# TASK PROMPT
Restate the full listing word for word and leave the pictures out.
________________
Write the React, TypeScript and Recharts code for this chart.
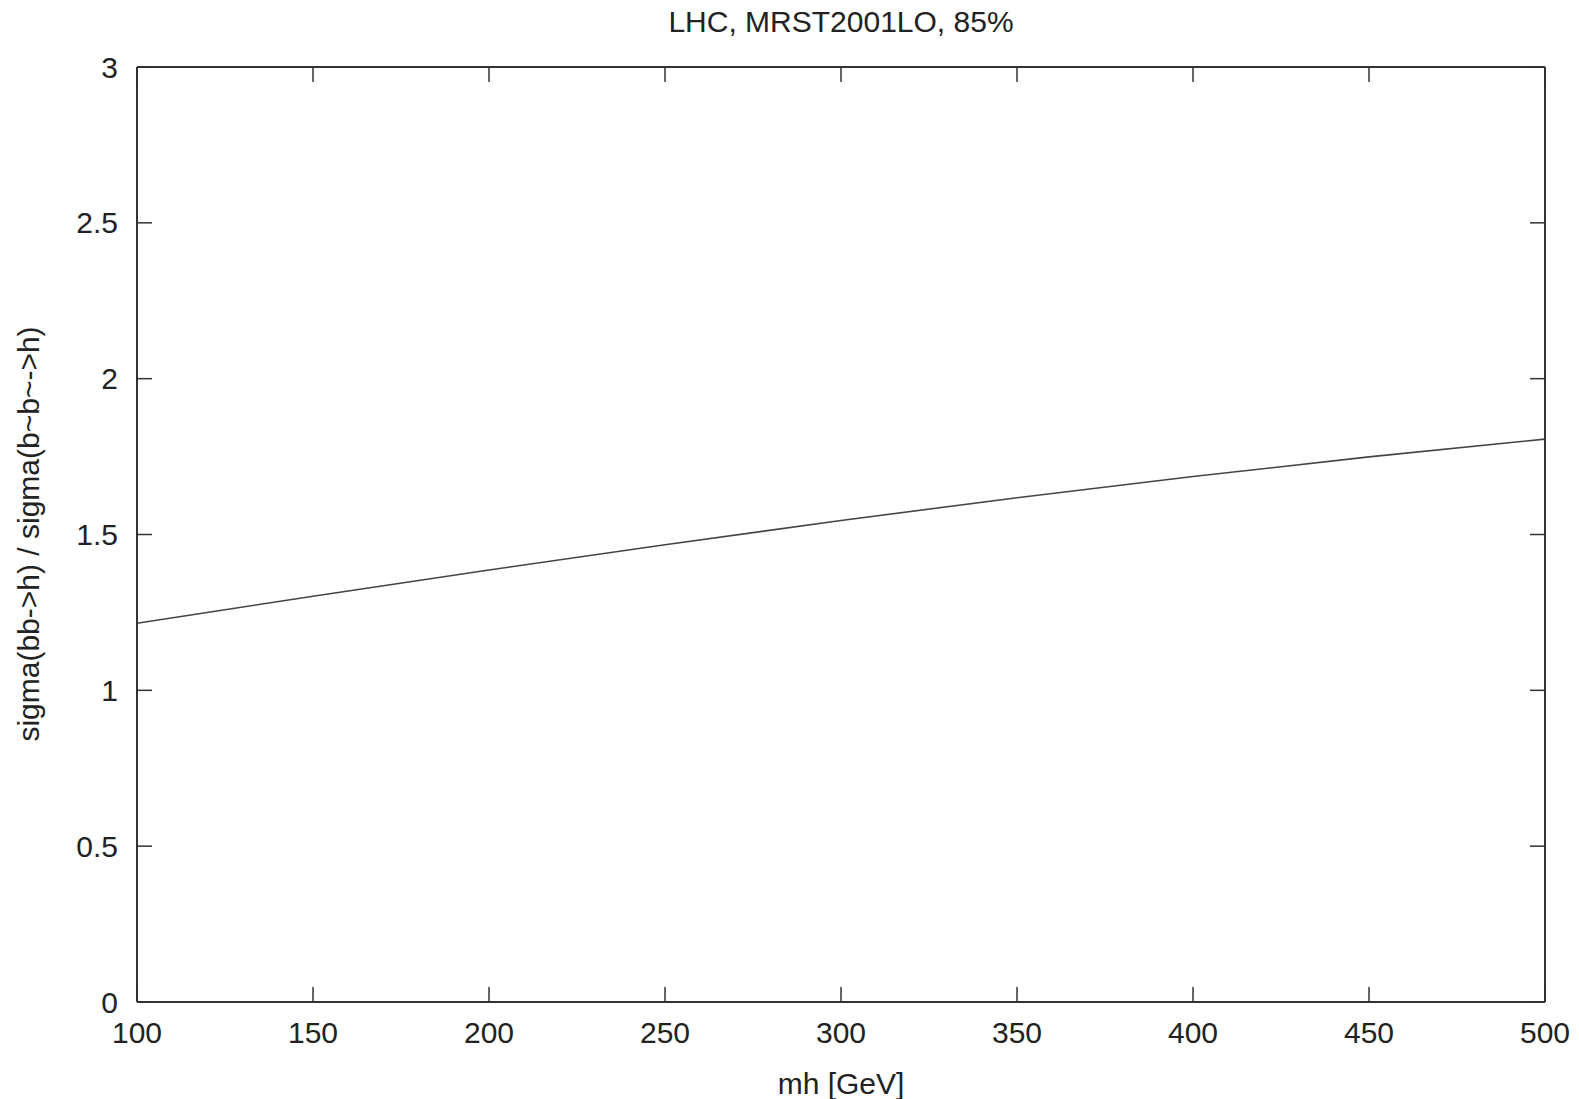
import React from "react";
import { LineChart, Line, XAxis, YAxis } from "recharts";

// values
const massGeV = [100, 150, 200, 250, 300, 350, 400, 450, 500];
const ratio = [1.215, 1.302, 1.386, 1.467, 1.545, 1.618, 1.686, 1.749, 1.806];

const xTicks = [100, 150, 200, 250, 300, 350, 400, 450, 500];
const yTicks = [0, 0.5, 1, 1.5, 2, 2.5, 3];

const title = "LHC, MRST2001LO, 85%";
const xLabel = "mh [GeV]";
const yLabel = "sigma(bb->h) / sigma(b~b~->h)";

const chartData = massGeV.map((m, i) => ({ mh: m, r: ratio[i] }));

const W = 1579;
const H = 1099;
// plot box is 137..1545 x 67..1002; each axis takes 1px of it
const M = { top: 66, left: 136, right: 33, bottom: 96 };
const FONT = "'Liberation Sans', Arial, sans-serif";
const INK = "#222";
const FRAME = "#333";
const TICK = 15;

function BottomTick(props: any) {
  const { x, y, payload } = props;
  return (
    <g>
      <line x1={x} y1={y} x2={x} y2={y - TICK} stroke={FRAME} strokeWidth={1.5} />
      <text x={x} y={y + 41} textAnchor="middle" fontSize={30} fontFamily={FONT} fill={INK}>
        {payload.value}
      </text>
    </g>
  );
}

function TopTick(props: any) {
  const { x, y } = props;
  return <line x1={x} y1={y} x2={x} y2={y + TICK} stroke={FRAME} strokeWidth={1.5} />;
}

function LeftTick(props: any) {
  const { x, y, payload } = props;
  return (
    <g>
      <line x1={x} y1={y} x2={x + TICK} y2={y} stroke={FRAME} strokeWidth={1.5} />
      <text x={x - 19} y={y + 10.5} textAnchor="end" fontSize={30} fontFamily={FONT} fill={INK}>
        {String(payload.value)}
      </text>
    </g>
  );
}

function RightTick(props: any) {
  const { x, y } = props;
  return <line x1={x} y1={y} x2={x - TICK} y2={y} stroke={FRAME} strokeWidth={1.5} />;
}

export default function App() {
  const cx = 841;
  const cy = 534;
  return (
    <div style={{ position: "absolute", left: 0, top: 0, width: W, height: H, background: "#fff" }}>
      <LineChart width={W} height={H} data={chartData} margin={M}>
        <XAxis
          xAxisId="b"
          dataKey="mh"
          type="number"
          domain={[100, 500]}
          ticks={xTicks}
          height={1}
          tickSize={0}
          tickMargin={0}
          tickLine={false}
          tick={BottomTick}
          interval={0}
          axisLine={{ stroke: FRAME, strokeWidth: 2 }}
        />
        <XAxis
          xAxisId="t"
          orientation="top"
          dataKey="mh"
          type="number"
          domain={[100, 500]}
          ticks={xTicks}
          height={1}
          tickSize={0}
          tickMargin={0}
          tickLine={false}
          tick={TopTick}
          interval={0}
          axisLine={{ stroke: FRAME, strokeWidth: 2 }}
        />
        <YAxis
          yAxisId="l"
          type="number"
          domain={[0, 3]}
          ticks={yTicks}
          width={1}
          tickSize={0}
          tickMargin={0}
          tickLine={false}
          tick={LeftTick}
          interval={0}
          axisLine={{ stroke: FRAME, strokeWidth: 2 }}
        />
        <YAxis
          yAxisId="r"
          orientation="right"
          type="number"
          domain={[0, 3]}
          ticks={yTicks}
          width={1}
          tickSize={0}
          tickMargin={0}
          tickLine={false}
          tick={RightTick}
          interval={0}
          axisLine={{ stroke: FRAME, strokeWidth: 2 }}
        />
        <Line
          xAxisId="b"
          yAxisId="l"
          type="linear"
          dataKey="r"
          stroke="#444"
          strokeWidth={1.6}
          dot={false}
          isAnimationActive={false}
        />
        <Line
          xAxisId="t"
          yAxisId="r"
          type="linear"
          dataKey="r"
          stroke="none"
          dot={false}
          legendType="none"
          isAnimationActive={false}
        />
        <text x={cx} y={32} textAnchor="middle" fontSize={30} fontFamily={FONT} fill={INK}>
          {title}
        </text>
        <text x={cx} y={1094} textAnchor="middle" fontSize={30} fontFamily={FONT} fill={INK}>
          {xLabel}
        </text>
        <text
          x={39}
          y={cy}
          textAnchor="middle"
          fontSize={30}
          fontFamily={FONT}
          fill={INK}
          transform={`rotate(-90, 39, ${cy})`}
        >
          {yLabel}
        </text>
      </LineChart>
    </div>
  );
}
________________
# SOLUTION FOR THIS EXERCISE
Write the React, TypeScript and Recharts code for this chart.
import React from "react";
import { LineChart, Line, XAxis, YAxis } from "recharts";

// values
const massGeV = [100, 150, 200, 250, 300, 350, 400, 450, 500];
const ratio = [1.215, 1.302, 1.386, 1.467, 1.545, 1.618, 1.686, 1.749, 1.806];

const xTicks = [100, 150, 200, 250, 300, 350, 400, 450, 500];
const yTicks = [0, 0.5, 1, 1.5, 2, 2.5, 3];

const title = "LHC, MRST2001LO, 85%";
const xLabel = "mh [GeV]";
const yLabel = "sigma(bb->h) / sigma(b~b~->h)";

const chartData = massGeV.map((m, i) => ({ mh: m, r: ratio[i] }));

const W = 1579;
const H = 1099;
// plot box is 137..1545 x 67..1002; each axis takes 1px of it
const M = { top: 66, left: 136, right: 33, bottom: 96 };
const FONT = "'Liberation Sans', Arial, sans-serif";
const INK = "#222";
const FRAME = "#333";
const TICK = 15;

function BottomTick(props: any) {
  const { x, y, payload } = props;
  return (
    <g>
      <line x1={x} y1={y} x2={x} y2={y - TICK} stroke={FRAME} strokeWidth={1.5} />
      <text x={x} y={y + 41} textAnchor="middle" fontSize={30} fontFamily={FONT} fill={INK}>
        {payload.value}
      </text>
    </g>
  );
}

function TopTick(props: any) {
  const { x, y } = props;
  return <line x1={x} y1={y} x2={x} y2={y + TICK} stroke={FRAME} strokeWidth={1.5} />;
}

function LeftTick(props: any) {
  const { x, y, payload } = props;
  return (
    <g>
      <line x1={x} y1={y} x2={x + TICK} y2={y} stroke={FRAME} strokeWidth={1.5} />
      <text x={x - 19} y={y + 10.5} textAnchor="end" fontSize={30} fontFamily={FONT} fill={INK}>
        {String(payload.value)}
      </text>
    </g>
  );
}

function RightTick(props: any) {
  const { x, y } = props;
  return <line x1={x} y1={y} x2={x - TICK} y2={y} stroke={FRAME} strokeWidth={1.5} />;
}

export default function App() {
  const cx = 841;
  const cy = 534;
  return (
    <div style={{ position: "absolute", left: 0, top: 0, width: W, height: H, background: "#fff" }}>
      <LineChart width={W} height={H} data={chartData} margin={M}>
        <XAxis
          xAxisId="b"
          dataKey="mh"
          type="number"
          domain={[100, 500]}
          ticks={xTicks}
          height={1}
          tickSize={0}
          tickMargin={0}
          tickLine={false}
          tick={BottomTick}
          interval={0}
          axisLine={{ stroke: FRAME, strokeWidth: 2 }}
        />
        <XAxis
          xAxisId="t"
          orientation="top"
          dataKey="mh"
          type="number"
          domain={[100, 500]}
          ticks={xTicks}
          height={1}
          tickSize={0}
          tickMargin={0}
          tickLine={false}
          tick={TopTick}
          interval={0}
          axisLine={{ stroke: FRAME, strokeWidth: 2 }}
        />
        <YAxis
          yAxisId="l"
          type="number"
          domain={[0, 3]}
          ticks={yTicks}
          width={1}
          tickSize={0}
          tickMargin={0}
          tickLine={false}
          tick={LeftTick}
          interval={0}
          axisLine={{ stroke: FRAME, strokeWidth: 2 }}
        />
        <YAxis
          yAxisId="r"
          orientation="right"
          type="number"
          domain={[0, 3]}
          ticks={yTicks}
          width={1}
          tickSize={0}
          tickMargin={0}
          tickLine={false}
          tick={RightTick}
          interval={0}
          axisLine={{ stroke: FRAME, strokeWidth: 2 }}
        />
        <Line
          xAxisId="b"
          yAxisId="l"
          type="linear"
          dataKey="r"
          stroke="#444"
          strokeWidth={1.6}
          dot={false}
          isAnimationActive={false}
        />
        <Line
          xAxisId="t"
          yAxisId="r"
          type="linear"
          dataKey="r"
          stroke="none"
          dot={false}
          legendType="none"
          isAnimationActive={false}
        />
        <text x={cx} y={32} textAnchor="middle" fontSize={30} fontFamily={FONT} fill={INK}>
          {title}
        </text>
        <text x={cx} y={1094} textAnchor="middle" fontSize={30} fontFamily={FONT} fill={INK}>
          {xLabel}
        </text>
        <text
          x={39}
          y={cy}
          textAnchor="middle"
          fontSize={30}
          fontFamily={FONT}
          fill={INK}
          transform={`rotate(-90, 39, ${cy})`}
        >
          {yLabel}
        </text>
      </LineChart>
    </div>
  );
}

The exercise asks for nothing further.